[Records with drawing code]
--------------------------------
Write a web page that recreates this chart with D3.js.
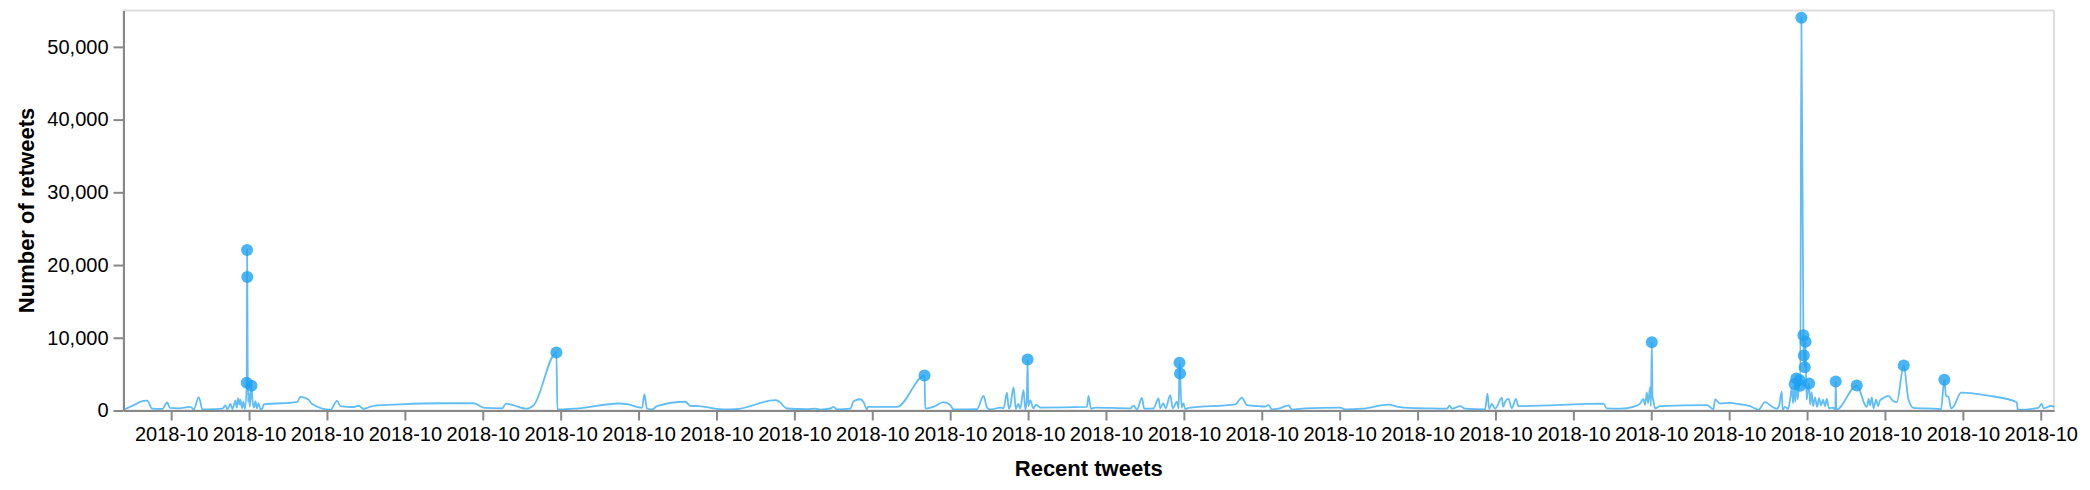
<!DOCTYPE html>
<html>
<head>
<meta charset="utf-8">
<script src="https://cdn.jsdelivr.net/npm/d3@7"></script>
<style>
  html, body { margin: 0; padding: 0; background: #fff; }
  svg { display: block; }
  text { font-family: "Liberation Sans", Arial, Helvetica, sans-serif; }
</style>
</head>
<body>
<svg id="chart" width="2090" height="490"></svg>
<script>
// ---- data: tweet time (day of October 2018, fractional) and retweet counts ----
const tweetDay = [
  1.388,1.516,1.645,1.692,1.756,1.888,1.949,1.985,2.094,2.248,2.290,2.354,2.402,2.543,2.658,2.697,2.723,2.761,2.787,2.825,
  2.842,2.860,2.877,2.889,2.909,2.928,2.947,2.970,2.974,2.977,2.986,2.998,3.009,3.031,3.043,3.063,3.082,3.101,3.120,3.146,
  3.172,3.188,3.617,3.659,3.762,3.813,4.044,4.130,4.173,4.340,4.404,4.472,4.596,4.943,5.456,5.880,6.021,6.248,6.299,6.376,
  6.569,6.654,6.945,6.958,6.996,7.227,7.741,7.869,8.045,8.075,8.107,8.173,8.237,8.601,8.665,8.768,9.114,9.242,9.755,9.797,
  9.906,10.162,10.269,10.333,10.461,10.504,10.547,10.718,10.760,10.846,10.889,10.932,10.943,11.317,11.671,11.680,11.783,11.916,12.002,12.044,
  12.344,12.429,12.473,12.515,12.643,12.686,12.729,12.752,12.771,12.814,12.843,12.874,12.900,12.942,12.964,12.984,12.994,13.003,13.028,13.067,
  13.105,13.157,13.756,13.776,13.807,13.862,14.312,14.354,14.398,14.462,14.491,14.611,14.675,14.697,14.735,14.767,14.825,14.858,14.911,14.934,
  14.944,14.951,14.972,14.993,15.018,15.060,15.659,15.745,15.809,15.958,16.044,16.087,16.130,16.215,16.343,16.387,16.557,17.007,17.071,17.289,
  17.627,17.755,17.884,18.098,18.376,18.410,18.444,18.547,18.611,18.868,18.897,18.919,18.954,18.996,19.082,19.099,19.124,19.167,19.210,19.262,
  19.295,20.386,20.429,20.599,20.770,20.856,20.899,20.920,20.943,20.959,20.985,20.996,21.007,21.015,21.028,21.049,21.114,21.713,21.798,21.820,
  21.884,22.012,22.140,22.269,22.375,22.461,22.547,22.612,22.641,22.675,22.686,22.718,22.757,22.782,22.804,22.821,22.840,22.850,22.862,22.879,
  22.904,22.913,22.927,22.953,22.959,22.970,22.981,22.994,23.007,23.026,23.039,23.060,23.077,23.103,23.129,23.154,23.180,23.205,23.231,23.253,
  23.282,23.334,23.363,23.368,23.376,23.638,23.702,23.732,23.767,23.790,23.809,23.831,23.854,23.886,23.912,23.937,23.976,24.044,24.104,24.152,
  24.241,24.300,24.365,24.686,24.720,24.762,24.784,24.814,24.849,24.878,24.977,25.327,25.692,25.705,25.969,26.012,26.035,26.140,26.170
];
const retweets = [
  100,700,1330,1350,250,220,1100,350,300,500,150,1850,150,180,250,700,150,900,200,1370,
  400,1700,800,1500,300,1200,200,3800,22070,18370,1200,2500,500,3400,1500,400,1300,300,1000,200,
  300,850,1150,1880,1500,850,100,1330,600,480,650,230,650,850,1000,1000,350,300,950,780,
  250,730,7970,150,140,300,960,830,370,2250,280,140,600,1200,640,600,140,170,1420,1280,
  275,180,250,120,275,500,150,250,1280,1550,1150,150,500,500,4800,270,500,1150,730,140,
  180,2000,400,150,400,300,2470,250,600,3200,200,900,300,2800,150,1500,7000,600,1420,300,
  800,400,500,2000,250,400,300,650,150,1740,250,300,1650,300,1000,300,2100,300,1200,300,
  6550,5080,400,1000,200,350,850,1780,750,600,550,750,140,250,700,140,300,400,140,250,
  800,500,350,300,250,650,250,600,250,150,2330,200,900,250,1740,500,1200,1600,300,1600,
  600,950,300,250,500,950,1600,800,2500,1000,3200,600,9400,2000,1300,300,600,750,200,1540,
  950,1050,860,600,100,1140,550,250,700,2600,150,500,200,1500,3100,1000,3650,1200,4400,1500,
  4200,3400,54000,10350,7550,5950,9450,1500,2500,3700,800,2500,600,1800,500,1700,700,1500,600,1600,
  300,400,100,4000,100,3430,2000,1000,500,1600,700,1800,300,1500,600,1400,1700,2000,1300,1150,
  6180,1600,370,230,150,4220,2000,1900,300,500,2450,2050,1140,100,370,900,300,650,450
];
const pointThreshold = 3300;           // tweets above this get a dot
const yTickValues = [0, 10000, 20000, 30000, 40000, 50000];
const yDomain = [0, 55000];
const xTickFormat = "%Y-%m";
const xTitle = "Recent tweets";
const yTitle = "Number of retweets";

(function () {
  // ---- build records ----
  const base = new Date(2018, 9, 1).getTime();
  const tweets = tweetDay.map((d, i) => ({
    date: new Date(base + (d - 1) * 86400000),
    retweets: retweets[i]
  }));

  // ---- layout ----
  const svg = d3.select("#chart");
  const mLeft = 123.5, mRight = 2054, mTop = 10.5, mBottom = 410.5;
  const blue = "#1da1f2";

  const x = d3.scaleTime().domain(d3.extent(tweets, d => d.date)).range([mLeft, mRight]);
  const y = d3.scaleLinear().domain(yDomain).range([mBottom, mTop]);

  // frame
  svg.append("rect")
    .attr("x", mLeft).attr("y", mTop)
    .attr("width", mRight - mLeft).attr("height", mBottom - mTop)
    .attr("fill", "none").attr("stroke", "#ddd").attr("stroke-width", 2);

  // line
  const line = d3.line()
    .x(d => x(d.date))
    .y(d => y(d.retweets))
    .curve(d3.curveMonotoneX);

  svg.append("path")
    .datum(tweets)
    .attr("d", line)
    .attr("fill", "none")
    .attr("stroke", blue)
    .attr("stroke-opacity", 0.7)
    .attr("stroke-width", 1.8);

  // points
  svg.append("g").selectAll("circle")
    .data(tweets.filter(d => d.retweets > pointThreshold))
    .join("circle")
    .attr("cx", d => x(d.date))
    .attr("cy", d => y(d.retweets))
    .attr("r", 6)
    .attr("fill", blue)
    .attr("fill-opacity", 0.8);

  // x axis
  const xTicks = d3.timeDay.range(d3.timeDay.ceil(x.domain()[0]), x.domain()[1]);
  const xAxis = d3.axisBottom(x)
    .tickValues(xTicks)
    .tickFormat(d3.timeFormat(xTickFormat))
    .tickSize(10).tickSizeOuter(0).tickPadding(6);
  const gx = svg.append("g").attr("transform", `translate(0,${mBottom})`).call(xAxis);

  // y axis
  const yAxis = d3.axisLeft(y)
    .tickValues(yTickValues)
    .tickFormat(d3.format(","))
    .tickSize(10).tickSizeOuter(0).tickPadding(5);
  const gy = svg.append("g").attr("transform", `translate(${mLeft},0)`).call(yAxis);

  [gx, gy].forEach(g => {
    g.select(".domain").attr("stroke", "#888").attr("stroke-width", 2);
    g.selectAll(".tick line").attr("stroke", "#888").attr("stroke-width", 2);
    g.selectAll(".tick text").attr("fill", "#000").attr("font-size", 20)
      .attr("font-family", '"Liberation Sans", Arial, Helvetica, sans-serif');
  });

  // titles
  svg.append("text")
    .attr("x", (mLeft + mRight) / 2).attr("y", 476)
    .attr("text-anchor", "middle")
    .attr("font-size", 22).attr("font-weight", "bold")
    .text(xTitle);

  svg.append("text")
    .attr("transform", `translate(34,${(mTop + mBottom) / 2}) rotate(-90)`)
    .attr("text-anchor", "middle")
    .attr("font-size", 22).attr("font-weight", "bold")
    .text(yTitle);
})();
</script>
</body>
</html>
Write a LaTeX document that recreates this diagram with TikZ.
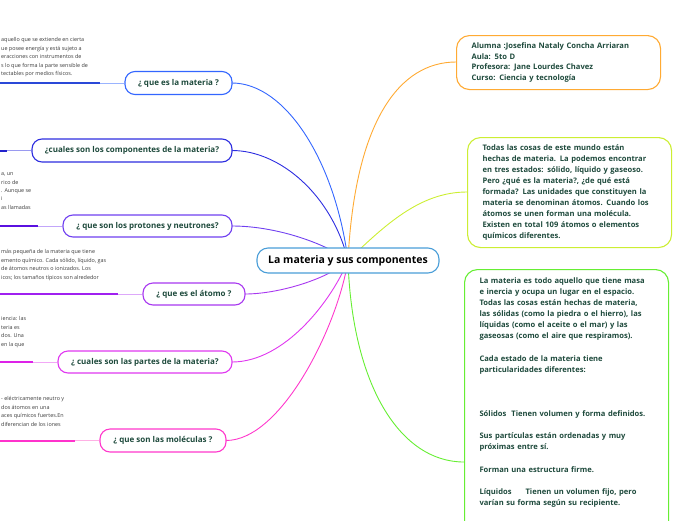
--------------------------------
■ **Task instructions**
Lines containing "that" are to be counted. State the total and add nothing.

■ **In response**
2